* [Data shown]:
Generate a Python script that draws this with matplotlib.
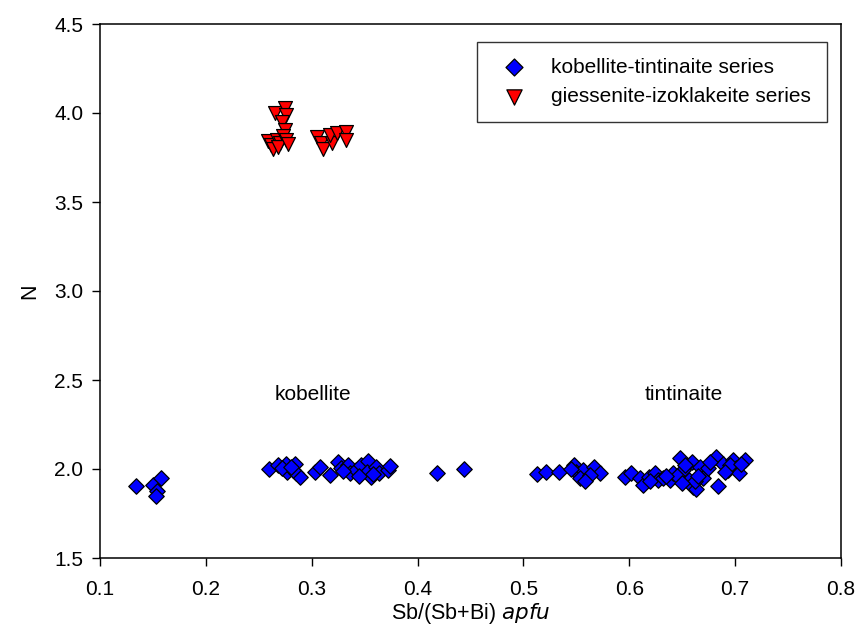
import numpy as np
import matplotlib
matplotlib.use("Agg")
from matplotlib import pyplot as plt

plt.rcParams['font.family'] = ['Liberation Sans', 'DejaVu Sans']

# kobellite-tintinaite series: Sb/(Sb+Bi) vs N
kob_x = [0.134, 0.150, 0.158, 0.154, 0.153,
         0.260, 0.268, 0.276, 0.277, 0.284, 0.285, 0.289, 0.282, 0.272, 0.280,
         0.303, 0.308, 0.317, 0.325, 0.328, 0.334, 0.336, 0.342, 0.347, 0.353,
         0.352, 0.356, 0.361, 0.364, 0.372, 0.374, 0.345, 0.330, 0.358,
         0.418, 0.444,
         0.513, 0.521, 0.534, 0.548, 0.550, 0.556, 0.553, 0.567, 0.572, 0.563,
         0.558, 0.545,
         0.596, 0.602, 0.610, 0.613, 0.619, 0.624, 0.627, 0.632, 0.638, 0.641,
         0.648, 0.651, 0.656, 0.659, 0.660, 0.663, 0.667, 0.670, 0.674, 0.682,
         0.684, 0.689, 0.693, 0.698, 0.701, 0.704, 0.709, 0.645, 0.653, 0.662,
         0.676, 0.695, 0.706, 0.620, 0.635, 0.650, 0.665, 0.690]
kob_y = [1.906, 1.910, 1.950, 1.876, 1.850,
         2.000, 2.020, 2.030, 1.985, 2.030, 1.976, 1.957, 1.994, 2.005, 2.010,
         1.985, 2.010, 1.966, 2.040, 2.004, 2.020, 1.976, 1.994, 2.020, 2.045,
         1.985, 1.957, 2.010, 1.976, 1.994, 2.015, 1.960, 1.990, 1.970,
         1.980, 2.000,
         1.970, 1.985, 1.985, 2.025, 1.985, 1.994, 1.950, 2.010, 1.976, 1.966,
         1.935, 2.000,
         1.957, 1.976, 1.948, 1.910, 1.957, 1.976, 1.940, 1.948, 1.940, 1.976,
         2.060, 1.994, 1.940, 2.040, 1.900, 1.890, 2.010, 1.948, 2.004, 2.065,
         1.905, 2.030, 1.994, 2.050, 2.004, 1.976, 2.050, 1.960, 2.020, 1.930,
         2.040, 2.020, 2.030, 1.935, 1.960, 1.920, 1.960, 1.985]

# giessenite-izoklakeite series
gie_x = [0.265, 0.2745, 0.276, 0.272, 0.2745, 0.259, 0.262, 0.267, 0.2705,
         0.273, 0.276, 0.2636, 0.268, 0.278,
         0.305, 0.309, 0.311, 0.319, 0.317, 0.3236, 0.332, 0.332]
gie_y = [4.002, 4.026, 3.990, 3.950, 3.905, 3.840, 3.820, 3.850, 3.830,
         3.870, 3.850, 3.800, 3.810, 3.825,
         3.867, 3.830, 3.800, 3.830, 3.876, 3.886, 3.895, 3.850]

fig = plt.figure(figsize=(8.56, 6.44), dpi=100)
ax = fig.add_axes([100/856, 1 - 558/644, 741/856, 534/644])

ax.scatter(kob_x, kob_y, marker='D', s=62, c='#0000ff', edgecolors='black',
           linewidths=0.9, label='kobellite-tintinaite series', zorder=3)
ax.scatter(gie_x, gie_y, marker='v', s=100, c='#ff0000', edgecolors='black',
           linewidths=0.9, label='giessenite-izoklakeite series', zorder=3)

ax.text(0.301, 2.42, 'kobellite', ha='center', va='center', fontsize=15)
ax.text(0.651, 2.42, 'tintinaite', ha='center', va='center', fontsize=15)

ax.set_xlim(0.1, 0.8)
ax.set_ylim(1.5, 4.5)
ax.set_xticks(np.arange(0.1, 0.81, 0.1))
ax.set_yticks(np.arange(1.5, 4.51, 0.5))
ax.xaxis.set_major_formatter(matplotlib.ticker.FormatStrFormatter('%.1f'))
ax.yaxis.set_major_formatter(matplotlib.ticker.FormatStrFormatter('%.1f'))
ax.tick_params(direction='out', length=6, width=1, labelsize=15)
ax.tick_params(axis='x', pad=10)
ax.tick_params(axis='y', pad=6)
for sp in ax.spines.values():
    sp.set_linewidth(1.1)

ax.set_xlabel('Sb/(Sb+Bi) $\\it{apfu}$', fontsize=15.5, labelpad=1)
ax.set_ylabel('N', fontsize=15.5, labelpad=10)

leg = ax.legend(loc='upper right', bbox_to_anchor=(0.981, 0.966), fontsize=15,
                frameon=True, fancybox=False, edgecolor='black',
                borderpad=0.75, handletextpad=0.8, labelspacing=0.5,
                borderaxespad=0, scatterpoints=1, markerscale=1.1)
leg.get_frame().set_linewidth(1.0)

fig.savefig('out.png', dpi=100)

* [Problem description]:
Without any pictures, reproduce the lines from the first one in the material through the line that has "plt.rcParams['font.family'] = ['Liberation", exactly as they appear.

* [Result for this task]:
Generate a Python script that draws this with matplotlib.
import numpy as np
import matplotlib
matplotlib.use("Agg")
from matplotlib import pyplot as plt

plt.rcParams['font.family'] = ['Liberation Sans', 'DejaVu Sans']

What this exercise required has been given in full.